Wherever the word "this" appears in a line, copy that line.

——————

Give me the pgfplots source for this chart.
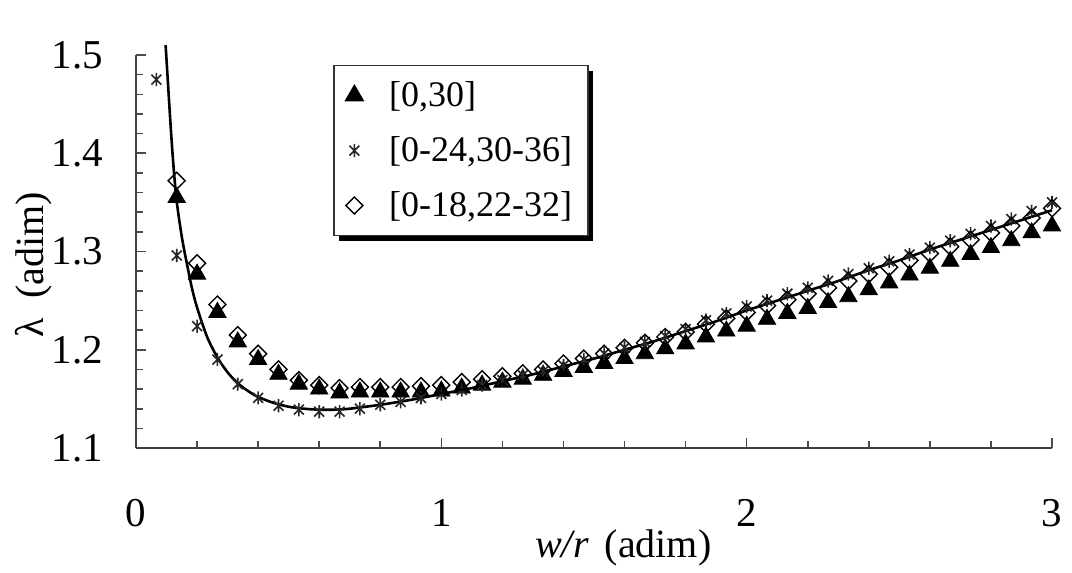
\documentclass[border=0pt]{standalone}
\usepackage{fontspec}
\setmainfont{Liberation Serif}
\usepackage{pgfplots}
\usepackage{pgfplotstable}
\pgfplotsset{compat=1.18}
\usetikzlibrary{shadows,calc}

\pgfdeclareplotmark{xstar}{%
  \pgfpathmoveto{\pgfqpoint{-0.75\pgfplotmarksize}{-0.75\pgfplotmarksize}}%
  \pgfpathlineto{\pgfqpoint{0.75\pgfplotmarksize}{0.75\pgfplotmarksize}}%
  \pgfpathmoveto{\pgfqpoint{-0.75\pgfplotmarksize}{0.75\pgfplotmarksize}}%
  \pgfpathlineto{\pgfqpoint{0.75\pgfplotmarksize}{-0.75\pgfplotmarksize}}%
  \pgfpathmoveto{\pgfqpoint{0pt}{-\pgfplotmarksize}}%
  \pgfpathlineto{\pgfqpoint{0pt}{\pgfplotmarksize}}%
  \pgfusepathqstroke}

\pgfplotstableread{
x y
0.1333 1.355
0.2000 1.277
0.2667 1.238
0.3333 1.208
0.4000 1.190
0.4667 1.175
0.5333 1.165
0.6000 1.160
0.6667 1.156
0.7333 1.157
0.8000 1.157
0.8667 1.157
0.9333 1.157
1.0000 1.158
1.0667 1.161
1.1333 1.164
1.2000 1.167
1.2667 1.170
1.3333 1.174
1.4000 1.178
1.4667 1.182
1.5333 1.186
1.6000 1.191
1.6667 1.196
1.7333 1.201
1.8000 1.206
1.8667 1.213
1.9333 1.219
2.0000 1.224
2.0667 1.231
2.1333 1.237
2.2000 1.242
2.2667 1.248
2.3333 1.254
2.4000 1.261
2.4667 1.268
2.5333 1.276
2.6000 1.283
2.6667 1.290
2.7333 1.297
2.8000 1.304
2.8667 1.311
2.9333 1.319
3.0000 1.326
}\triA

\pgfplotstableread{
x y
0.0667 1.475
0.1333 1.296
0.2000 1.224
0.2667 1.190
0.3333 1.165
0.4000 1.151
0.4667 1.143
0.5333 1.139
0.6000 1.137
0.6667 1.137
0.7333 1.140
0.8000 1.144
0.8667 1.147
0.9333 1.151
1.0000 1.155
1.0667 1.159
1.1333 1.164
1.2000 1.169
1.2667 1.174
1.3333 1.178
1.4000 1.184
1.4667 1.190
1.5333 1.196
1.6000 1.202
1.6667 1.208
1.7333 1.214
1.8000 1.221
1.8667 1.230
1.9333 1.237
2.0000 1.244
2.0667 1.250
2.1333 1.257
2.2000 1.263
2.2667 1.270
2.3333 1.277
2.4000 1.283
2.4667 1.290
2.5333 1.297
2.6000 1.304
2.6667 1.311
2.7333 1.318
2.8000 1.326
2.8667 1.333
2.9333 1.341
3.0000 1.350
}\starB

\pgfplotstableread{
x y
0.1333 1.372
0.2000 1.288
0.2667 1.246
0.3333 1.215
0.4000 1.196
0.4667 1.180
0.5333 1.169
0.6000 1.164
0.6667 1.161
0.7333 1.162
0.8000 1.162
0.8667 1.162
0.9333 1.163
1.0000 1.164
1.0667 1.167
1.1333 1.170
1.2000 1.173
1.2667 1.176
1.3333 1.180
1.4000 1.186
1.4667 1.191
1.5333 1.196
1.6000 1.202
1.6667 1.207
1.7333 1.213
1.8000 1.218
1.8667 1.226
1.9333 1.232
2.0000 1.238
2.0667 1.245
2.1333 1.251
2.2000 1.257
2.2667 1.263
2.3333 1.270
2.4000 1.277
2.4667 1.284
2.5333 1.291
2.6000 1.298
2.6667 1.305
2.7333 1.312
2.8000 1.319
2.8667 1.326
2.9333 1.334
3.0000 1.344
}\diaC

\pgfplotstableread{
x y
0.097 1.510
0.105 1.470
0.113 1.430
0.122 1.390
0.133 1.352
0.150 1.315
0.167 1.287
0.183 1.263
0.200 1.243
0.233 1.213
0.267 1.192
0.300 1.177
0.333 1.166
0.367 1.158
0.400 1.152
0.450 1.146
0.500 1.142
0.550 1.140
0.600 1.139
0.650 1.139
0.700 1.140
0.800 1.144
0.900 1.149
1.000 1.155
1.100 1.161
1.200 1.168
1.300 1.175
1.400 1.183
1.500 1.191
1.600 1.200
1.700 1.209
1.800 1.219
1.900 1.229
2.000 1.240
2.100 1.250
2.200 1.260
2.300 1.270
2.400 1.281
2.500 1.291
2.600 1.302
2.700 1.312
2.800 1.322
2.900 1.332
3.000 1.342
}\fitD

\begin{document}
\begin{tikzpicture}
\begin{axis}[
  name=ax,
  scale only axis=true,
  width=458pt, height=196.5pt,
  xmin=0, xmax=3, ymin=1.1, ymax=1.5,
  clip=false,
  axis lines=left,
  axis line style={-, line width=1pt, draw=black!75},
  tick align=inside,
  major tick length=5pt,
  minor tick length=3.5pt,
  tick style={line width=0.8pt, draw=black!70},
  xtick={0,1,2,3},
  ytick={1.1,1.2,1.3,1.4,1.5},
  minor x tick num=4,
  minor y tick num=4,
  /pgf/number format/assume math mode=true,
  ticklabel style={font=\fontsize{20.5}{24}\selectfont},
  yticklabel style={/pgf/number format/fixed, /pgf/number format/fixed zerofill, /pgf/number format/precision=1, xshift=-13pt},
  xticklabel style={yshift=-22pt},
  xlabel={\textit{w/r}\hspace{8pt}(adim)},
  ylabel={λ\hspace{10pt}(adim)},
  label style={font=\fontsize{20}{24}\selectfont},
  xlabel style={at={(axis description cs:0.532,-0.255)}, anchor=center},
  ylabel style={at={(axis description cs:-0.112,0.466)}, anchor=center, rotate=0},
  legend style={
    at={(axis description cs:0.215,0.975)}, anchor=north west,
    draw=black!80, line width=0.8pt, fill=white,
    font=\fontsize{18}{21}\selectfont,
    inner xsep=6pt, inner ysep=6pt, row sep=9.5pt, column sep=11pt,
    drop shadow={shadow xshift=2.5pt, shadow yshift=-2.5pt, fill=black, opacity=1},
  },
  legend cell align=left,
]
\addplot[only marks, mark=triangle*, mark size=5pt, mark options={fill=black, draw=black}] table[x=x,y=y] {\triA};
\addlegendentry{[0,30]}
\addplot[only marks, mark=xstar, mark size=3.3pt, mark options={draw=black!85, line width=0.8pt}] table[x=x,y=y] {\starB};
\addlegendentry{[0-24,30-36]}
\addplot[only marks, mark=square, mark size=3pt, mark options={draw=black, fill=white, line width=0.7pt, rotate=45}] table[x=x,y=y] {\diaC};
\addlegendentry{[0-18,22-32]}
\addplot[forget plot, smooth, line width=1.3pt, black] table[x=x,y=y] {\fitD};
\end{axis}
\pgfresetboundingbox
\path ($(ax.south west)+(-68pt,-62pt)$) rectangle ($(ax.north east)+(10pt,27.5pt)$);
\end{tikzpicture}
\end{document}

——————

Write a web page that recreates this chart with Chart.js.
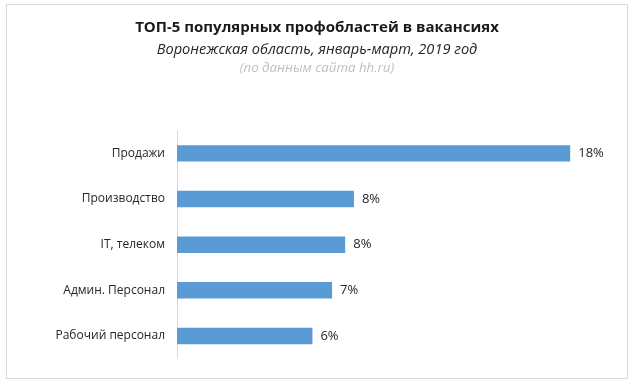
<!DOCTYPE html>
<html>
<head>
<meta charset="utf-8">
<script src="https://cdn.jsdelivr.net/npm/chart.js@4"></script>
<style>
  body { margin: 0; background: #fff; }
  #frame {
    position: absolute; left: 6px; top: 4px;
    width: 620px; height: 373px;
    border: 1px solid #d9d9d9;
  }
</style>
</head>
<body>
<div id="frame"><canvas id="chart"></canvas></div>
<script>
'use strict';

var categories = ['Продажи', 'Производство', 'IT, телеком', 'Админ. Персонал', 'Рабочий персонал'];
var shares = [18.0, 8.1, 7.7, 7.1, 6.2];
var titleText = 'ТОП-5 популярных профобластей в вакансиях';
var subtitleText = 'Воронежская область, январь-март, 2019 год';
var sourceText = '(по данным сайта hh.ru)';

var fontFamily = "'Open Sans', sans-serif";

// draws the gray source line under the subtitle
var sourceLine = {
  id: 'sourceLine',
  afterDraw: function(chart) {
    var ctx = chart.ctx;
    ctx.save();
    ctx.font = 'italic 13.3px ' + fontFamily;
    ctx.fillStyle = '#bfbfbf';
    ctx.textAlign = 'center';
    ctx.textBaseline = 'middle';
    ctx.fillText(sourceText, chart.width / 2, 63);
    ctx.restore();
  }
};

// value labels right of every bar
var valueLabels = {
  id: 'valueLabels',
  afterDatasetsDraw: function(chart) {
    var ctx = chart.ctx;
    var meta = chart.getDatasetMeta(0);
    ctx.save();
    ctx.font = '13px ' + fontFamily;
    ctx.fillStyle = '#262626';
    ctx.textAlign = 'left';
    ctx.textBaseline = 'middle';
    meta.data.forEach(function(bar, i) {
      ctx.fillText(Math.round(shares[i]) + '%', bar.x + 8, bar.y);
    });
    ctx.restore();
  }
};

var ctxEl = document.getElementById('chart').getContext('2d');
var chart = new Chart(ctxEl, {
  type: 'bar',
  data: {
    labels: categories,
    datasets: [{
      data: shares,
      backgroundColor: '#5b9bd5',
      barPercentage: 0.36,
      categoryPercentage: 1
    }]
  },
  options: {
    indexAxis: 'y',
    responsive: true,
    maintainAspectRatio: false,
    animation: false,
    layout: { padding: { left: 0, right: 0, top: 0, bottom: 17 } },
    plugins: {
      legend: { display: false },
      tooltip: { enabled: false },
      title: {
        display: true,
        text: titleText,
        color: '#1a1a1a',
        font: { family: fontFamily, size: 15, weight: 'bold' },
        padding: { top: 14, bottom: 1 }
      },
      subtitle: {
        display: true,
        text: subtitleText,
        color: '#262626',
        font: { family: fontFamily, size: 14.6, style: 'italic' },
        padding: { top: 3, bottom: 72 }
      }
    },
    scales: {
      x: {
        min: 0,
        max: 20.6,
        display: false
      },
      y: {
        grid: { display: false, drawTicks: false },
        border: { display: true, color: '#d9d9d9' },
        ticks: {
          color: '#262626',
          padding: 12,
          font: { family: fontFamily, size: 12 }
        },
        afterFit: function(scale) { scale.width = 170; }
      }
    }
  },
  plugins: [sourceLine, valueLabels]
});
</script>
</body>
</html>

——————

» **EXPECTED ANSWER**
Give me the pgfplots source for this chart.
Write a web page that recreates this chart with Chart.js.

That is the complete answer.